PROVIDED DATA:
★ ★ ★ ★ ★ ★ ★

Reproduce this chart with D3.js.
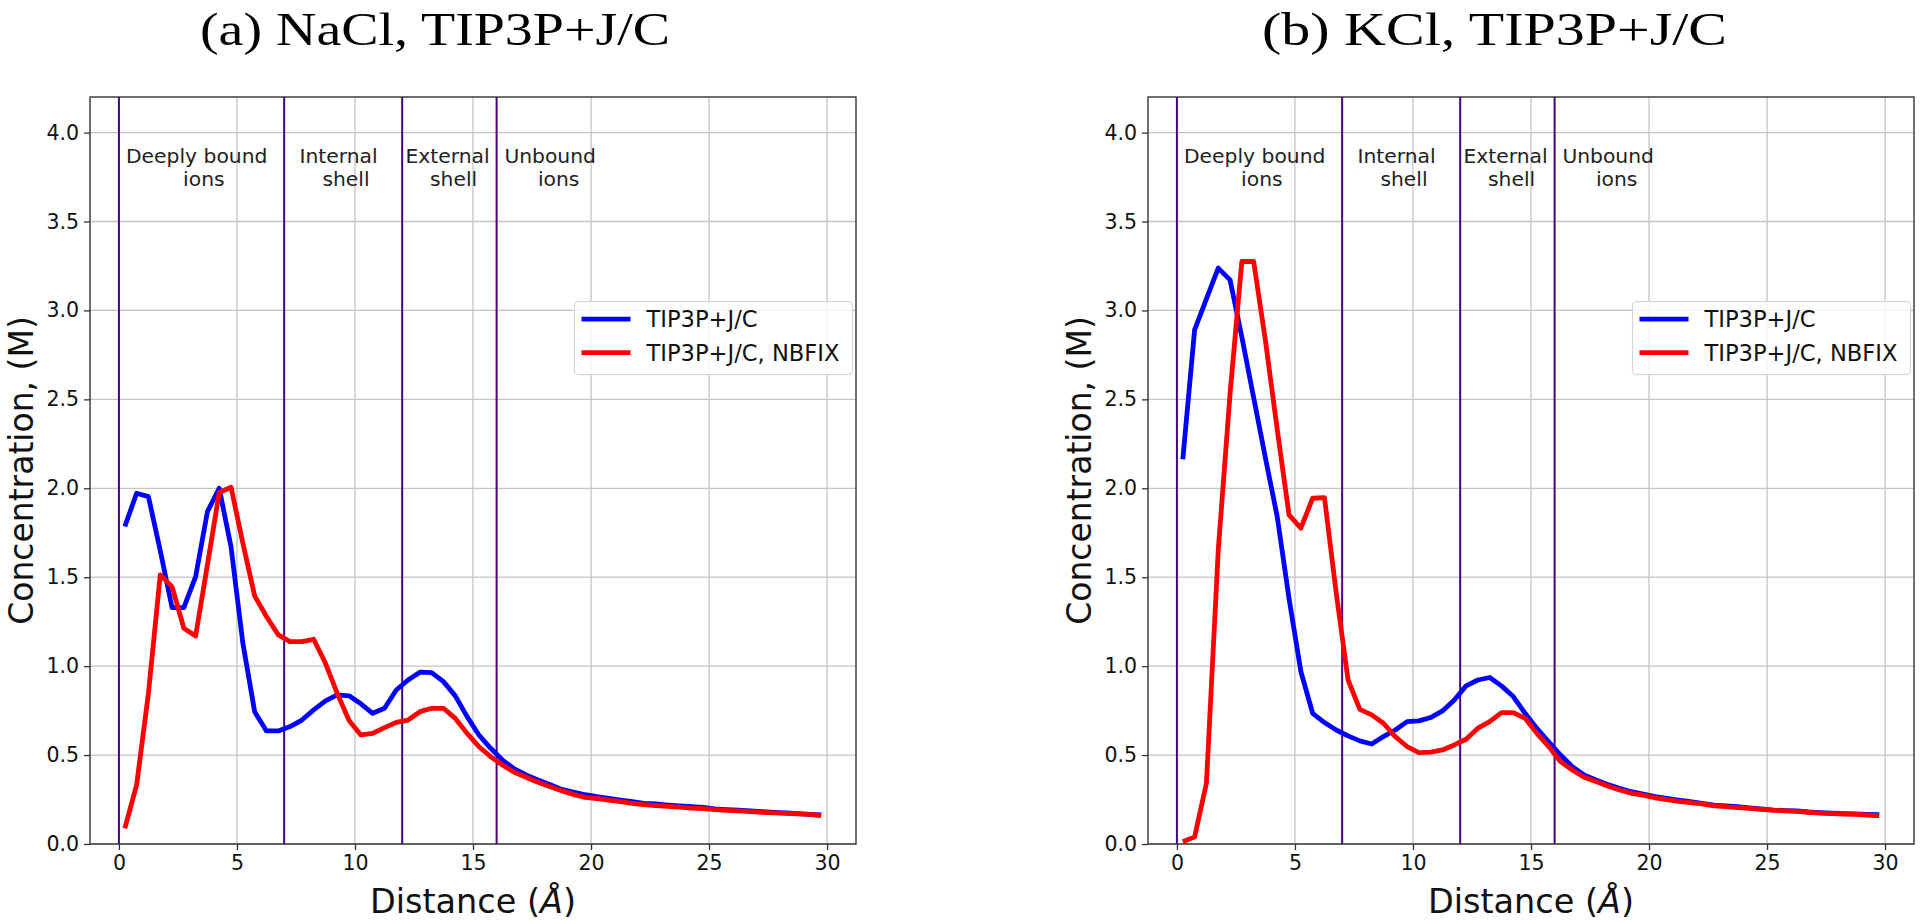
<!DOCTYPE html>
<html>
<head>
<meta charset="utf-8">
<script src="https://cdn.jsdelivr.net/npm/d3@7/dist/d3.min.js"></script>
<style>
  html, body { margin: 0; padding: 0; background: #fff; }
  svg { display: block; }
</style>
</head>
<body>
<svg id="chart" width="1920" height="924"></svg>
<script>
// ---------------- DATA ----------------
const distance = [0.25,0.75,1.25,1.75,2.25,2.75,3.25,3.75,4.25,4.75,5.25,5.75,6.25,6.75,7.25,7.75,8.25,8.75,9.25,9.75,
  10.25,10.75,11.25,11.75,12.25,12.75,13.25,13.75,14.25,14.75,15.25,15.75,16.25,16.75,17.25,17.75,18.25,18.75,19.25,19.75,
  20.25,20.75,21.25,21.75,22.25,22.75,23.25,23.75,24.25,24.75,25.25,25.75,26.25,26.75,27.25,27.75,28.25,28.75,29.25,29.75];

// (a) NaCl
const naclTip3p = [1.785,1.972,1.953,1.65,1.329,1.329,1.503,1.869,2.0,1.67,1.13,0.744,0.636,0.636,0.66,0.697,0.754,0.805,0.838,0.833,
  0.788,0.735,0.763,0.866,0.922,0.966,0.964,0.913,0.833,0.716,0.613,0.538,0.472,0.422,0.388,0.360,0.335,0.307,0.292,0.277,
  0.266,0.257,0.247,0.238,0.229,0.225,0.219,0.214,0.210,0.206,0.197,0.193,0.190,0.186,0.182,0.178,0.175,0.171,0.167,0.163];
const naclNbfix = [0.088,0.332,0.847,1.513,1.447,1.213,1.170,1.57,1.976,2.006,1.691,1.395,1.279,1.176,1.138,1.138,1.151,1.016,0.847,0.694,
  0.613,0.622,0.654,0.684,0.697,0.744,0.763,0.763,0.706,0.622,0.547,0.491,0.444,0.403,0.375,0.347,0.323,0.300,0.279,0.262,
  0.255,0.247,0.238,0.229,0.221,0.216,0.212,0.207,0.202,0.199,0.193,0.189,0.186,0.182,0.178,0.175,0.172,0.169,0.166,0.160];

// (b) KCl
const kclTip3p = [2.163,2.891,3.065,3.238,3.172,2.85,2.51,2.17,1.84,1.38,0.97,0.735,0.683,0.641,0.608,0.580,0.562,0.604,0.641,0.688,
  0.692,0.711,0.748,0.810,0.889,0.922,0.936,0.889,0.829,0.735,0.650,0.575,0.500,0.435,0.388,0.360,0.335,0.313,0.294,0.280,
  0.266,0.257,0.247,0.238,0.229,0.219,0.214,0.210,0.203,0.197,0.191,0.188,0.186,0.180,0.176,0.173,0.171,0.169,0.167,0.165];
const kclNbfix = [0.013,0.04,0.341,1.65,2.53,3.275,3.275,2.83,2.33,1.85,1.776,1.944,1.948,1.41,0.922,0.757,0.726,0.679,0.604,0.548,
  0.514,0.516,0.529,0.557,0.589,0.651,0.688,0.739,0.739,0.707,0.622,0.548,0.463,0.416,0.375,0.351,0.326,0.304,0.285,0.275,
  0.260,0.250,0.240,0.233,0.226,0.215,0.210,0.205,0.200,0.195,0.190,0.186,0.183,0.178,0.174,0.171,0.168,0.166,0.163,0.158];

const panelTitles = ["(a) NaCl, TIP3P+J/C", "(b) KCl, TIP3P+J/C"];
const seriesNames = ["TIP3P+J/C", "TIP3P+J/C, NBFIX"];
const regionBounds = [0, 7, 12, 16];
const regionLabels = [["Deeply bound", "ions"], ["Internal", "shell"], ["External", "shell"], ["Unbound", "ions"]];
const xTicks = [0, 5, 10, 15, 20, 25, 30];
const yTicks = [0, 0.5, 1.0, 1.5, 2.0, 2.5, 3.0, 3.5, 4.0];

// ---------------- LAYOUT ----------------
const svg = d3.select("#chart");
const panels = [
  { left: 90, right: 856, title: panelTitles[0], titleX: [200, 670], series: [naclTip3p, naclNbfix] },
  { left: 1148, right: 1914, title: panelTitles[1], titleX: [1262, 1727], series: [kclTip3p, kclNbfix] }
];
const plotTop = 97, plotBottom = 844;
const colors = ["#0000ff", "#ff0000"];
const sans = "'DejaVu Sans', sans-serif";
// line-start offsets (data units, relative to region boundary) for the two label lines
const labelOffsets = [[0.3, 2.72], [0.65, 1.62], [0.14, 1.18], [0.33, 1.75]];

panels.forEach(p => {
  const x = d3.scaleLinear().domain([-1.225, 31.225]).range([p.left, p.right]);
  const y = d3.scaleLinear().domain([0, 4.2]).range([plotBottom, plotTop]);
  const g = svg.append("g");

  // grid
  g.append("g").selectAll("line").data(xTicks).join("line")
    .attr("x1", d => x(d)).attr("x2", d => x(d)).attr("y1", plotTop).attr("y2", plotBottom)
    .attr("stroke", "#c4c4c4").attr("stroke-width", 1.3);
  g.append("g").selectAll("line").data(yTicks).join("line")
    .attr("x1", p.left).attr("x2", p.right).attr("y1", d => y(d)).attr("y2", d => y(d))
    .attr("stroke", "#c4c4c4").attr("stroke-width", 1.3);

  // region boundaries
  g.append("g").selectAll("line").data(regionBounds).join("line")
    .attr("x1", d => x(d)).attr("x2", d => x(d)).attr("y1", plotTop).attr("y2", plotBottom)
    .attr("stroke", "#4b0082").attr("stroke-width", 2);

  // region labels
  regionLabels.forEach((lines, i) => {
    lines.forEach((t, j) => {
      g.append("text")
        .attr("x", x(regionBounds[i] + labelOffsets[i][j]))
        .attr("y", y(3.83) + j * 23)
        .attr("font-family", sans).attr("font-size", 20.3).attr("fill", "#222")
        .text(t);
    });
  });

  // lines
  const line = d3.line().x((d, i) => x(distance[i])).y(d => y(d));
  p.series.forEach((s, k) => {
    g.append("path").datum(s).attr("d", line)
      .attr("fill", "none").attr("stroke", colors[k]).attr("stroke-width", 4.8)
      .attr("stroke-linejoin", "round").attr("stroke-linecap", "butt");
  });

  // axes
  const xAxis = d3.axisBottom(x).tickValues(xTicks).tickFormat(d3.format("d")).tickSize(6).tickPadding(5);
  const yAxis = d3.axisLeft(y).tickValues(yTicks).tickFormat(d3.format(".1f")).tickSize(6).tickPadding(5);
  const gx = g.append("g").attr("transform", `translate(0,${plotBottom})`).call(xAxis);
  const gy = g.append("g").attr("transform", `translate(${p.left},0)`).call(yAxis);
  [gx, gy].forEach(a => {
    a.select(".domain").remove();
    a.selectAll(".tick line").attr("stroke", "#333").attr("stroke-width", 1.3);
    a.selectAll(".tick text").attr("font-family", sans).attr("font-size", 20.5).attr("fill", "#111");
  });

  // frame
  g.append("rect").attr("x", p.left).attr("y", plotTop)
    .attr("width", p.right - p.left).attr("height", plotBottom - plotTop)
    .attr("fill", "none").attr("stroke", "#333").attr("stroke-width", 1.4);

  // legend
  const lx = x(19.3), ly = y(3.05);
  const lg = g.append("g");
  lg.append("rect").attr("x", lx).attr("y", ly).attr("width", 278).attr("height", 73)
    .attr("rx", 4).attr("fill", "#fff").attr("fill-opacity", 0.8)
    .attr("stroke", "#d6d6d6").attr("stroke-width", 1.2);
  seriesNames.forEach((n, k) => {
    const yy = ly + 17.5 + k * 33.5;
    lg.append("line").attr("x1", lx + 7).attr("x2", lx + 56).attr("y1", yy).attr("y2", yy)
      .attr("stroke", colors[k]).attr("stroke-width", 4.8);
    lg.append("text").attr("x", lx + 72).attr("y", yy + 8)
      .attr("font-family", sans).attr("font-size", 22.6).attr("fill", "#111").text(n);
  });

  // axis labels
  const xl = g.append("text").attr("x", (p.left + p.right) / 2).attr("y", 913)
    .attr("text-anchor", "middle").attr("font-family", sans).attr("font-size", 33.5).attr("fill", "#111");
  xl.append("tspan").text("Distance (");
  xl.append("tspan").attr("font-style", "italic").text("Å");
  xl.append("tspan").text(")");

  g.append("text")
    .attr("transform", `translate(${p.left - 57},${(plotTop + plotBottom) / 2}) rotate(-90)`)
    .attr("text-anchor", "middle").attr("font-family", sans).attr("font-size", 33).attr("fill", "#111")
    .text("Concentration, (M)");

  // title
  svg.append("text").attr("x", p.titleX[0]).attr("y", 45)
    .attr("font-family", "'Liberation Serif', serif").attr("font-size", 47).attr("fill", "#000")
    .attr("textLength", p.titleX[1] - p.titleX[0]).attr("lengthAdjust", "spacingAndGlyphs")
    .text(p.title);
});
</script>
</body>
</html>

★ ★ ★ ★ ★ ★ ★

GIVEN TASK: Return a copy of every line that includes the word "chart".

SOLUTION TO THIS EXERCISE:
Reproduce this chart with D3.js.
<svg id="chart" width="1920" height="924"></svg>
const svg = d3.select("#chart");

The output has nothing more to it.